I’m signing up with the PMMSN and hoping to join one of its future training workshops, in part to show that senior citizens can still pick up new causes and skills. But really, this is just a continuation of my older advocacies. I’ve worked on environmental causes for many years, and in public health, so this isn’t something completely new. The vet skills will need some honing; I just had to ask them where one extracts blood from a dolphin (answer: a vein on the caudal or tail fin).
It’s my anthropology side that is most stimulated by the PMMSN activities. I delivered a paper in Vigan talking about how humans’ ability to care for other species—even willing to risk life and limb for them—is what adds to our definitions of humanity. Caring for dogs and cats is one thing; taking another step to care about dolphins and whales is a bit more difficult. But it’s happening.
In scientific conferences we usually find ourselves emotionally detached, dealing mainly with graphs and statistics. But the PMMSN conference was different: The papers tugged at our hearts’ strings, for example, when slides of butchered marine mammals were presented.
It was also encouraging to hear about how government patrols in the Ilocos had decreased dynamite fishing, which seems to have led as well to a decrease in the stranding of marine mammals. I was also touched to see a marine ambulance they had built, which the PMMSN hopes to replicate for the other regions. There are volunteers now all the way to Tawi-tawi.
I intend to write more about the PMMSN in the future. Interested in helping out? Do visit pmmsn.org.

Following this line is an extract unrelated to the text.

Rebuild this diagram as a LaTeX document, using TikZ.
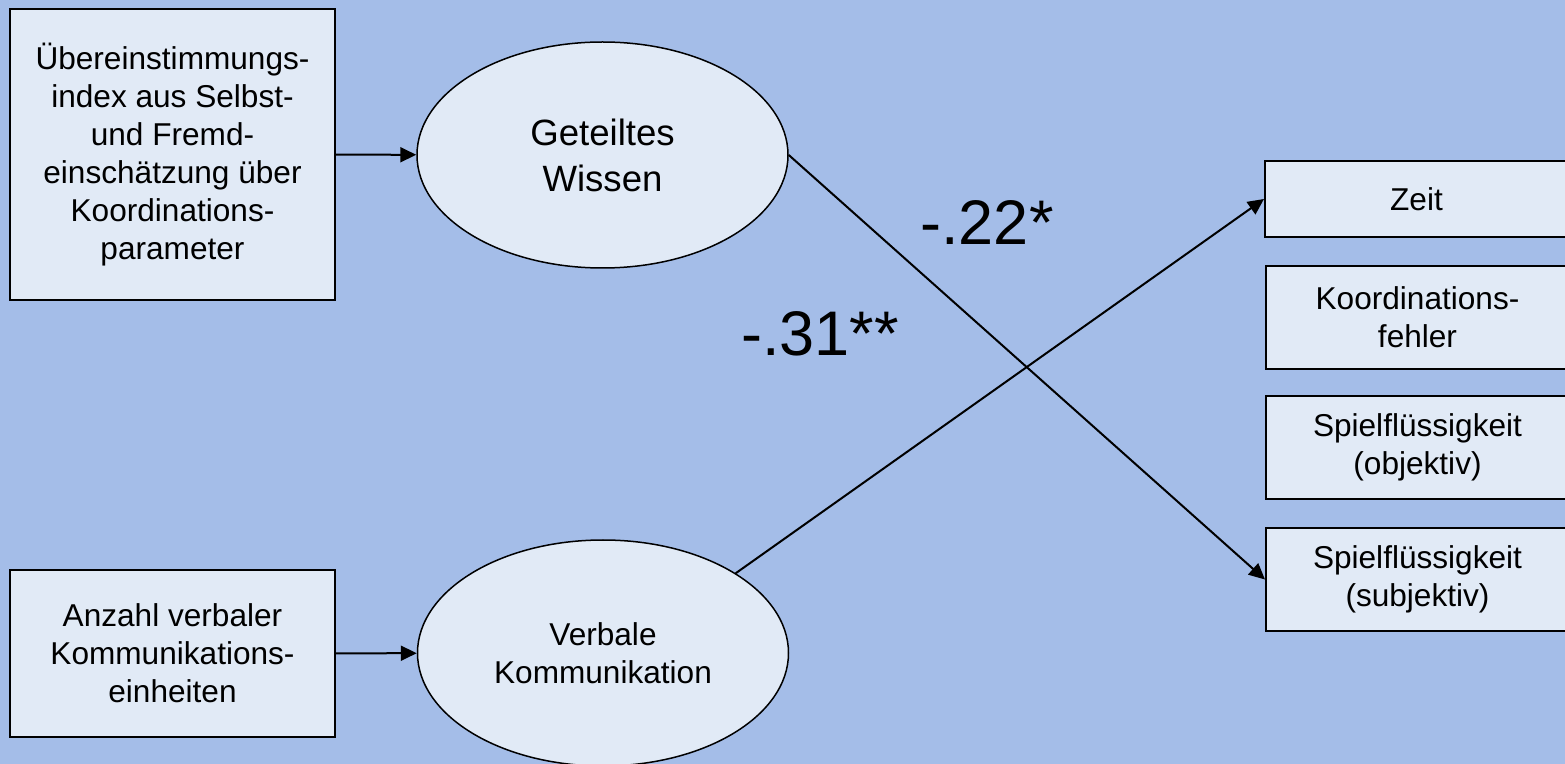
\documentclass[tikz,border=0pt]{standalone}
\usepackage{fontspec}
\setmainfont{Liberation Sans}
\usetikzlibrary{arrows.meta,shapes.geometric}
\definecolor{bgblue}{RGB}{164,189,232}
\definecolor{boxfill}{RGB}{225,234,246}
\tikzset{
  measure/.style={draw,line width=1pt,fill=boxfill,align=center,inner sep=0pt,
    font=\fontsize{15.8}{19}\selectfont},
  outcome/.style={measure,minimum width=151.5pt,minimum height=51.5pt},
  latent/.style={ellipse,draw,line width=0.75pt,fill=boxfill,align=center,inner sep=0pt,
    minimum width=185.5pt,minimum height=113pt,font=\fontsize{15.8}{19}\selectfont},
  effect/.style={-{Triangle[length=8pt,width=7.5pt]},line width=1pt},
  coef/.style={font=\fontsize{31.5}{36}\selectfont,inner sep=0pt,anchor=base}
}
\begin{document}
\begin{tikzpicture}[x=0.5pt,y=-0.5pt]
\fill[bgblue] (0,0) rectangle (1565,764);
\clip (0,0) rectangle (1565,764);
%indicators
\node[measure,minimum width=162.5pt,minimum height=145.5pt] (konsens) at (172.5,154.5)
    {Übereinstimmungs-\\index aus Selbst-\\und Fremd-\\einschätzung über\\Koordinations-\\parameter};
\node[measure,minimum width=162.5pt,minimum height=83.5pt] (anzahl) at (172.5,653.5)
    {Anzahl verbaler\\Kommunikations-\\einheiten};
%latent variables
\node[latent,font=\fontsize{18.3}{23}\selectfont] (wissen) at (602.5,155) {Geteiltes\\Wissen};
\node[latent] (verbal) at (603,653) {Verbale\\Kommunikation};
%outcomes
\node[outcome,minimum height=38pt] (zeit) at (1416.5,199) {Zeit};
\node[outcome] (fehler) at (1417.5,317.5) {Koordinations-\\fehler};
\node[outcome] (objektiv) at (1417.5,447.5) {Spielflüssigkeit\\(objektiv)};
\node[outcome] (subjektiv) at (1417.5,579.5) {Spielflüssigkeit\\(subjektiv)};
%paths
\draw[effect] (konsens) -- (wissen);
\draw[effect] (anzahl) -- (verbal);
\draw[effect] (wissen.east) -- (subjektiv.west);
\draw[effect] (verbal.31) -- (zeit.west);
%labels
\node[coef] (bwissen) at (987,245) {-.22*};
\node[coef] (bverbal) at (820,356) {-.31**};
\end{tikzpicture}
\end{document}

Meanwhile, think hard about our garbage and how it might kill dolphins like Hero. It’s not just plastic bags and wrappers. The weekend after Vigan, one of my daughters wanted to buy balloons and I had to gently tell her what one of the vets had told me: The balloons don’t end up in heaven; some come back to the earth, others into the sea. I bought her a balloon anyway, and our day ended with the balloon safely inside the house.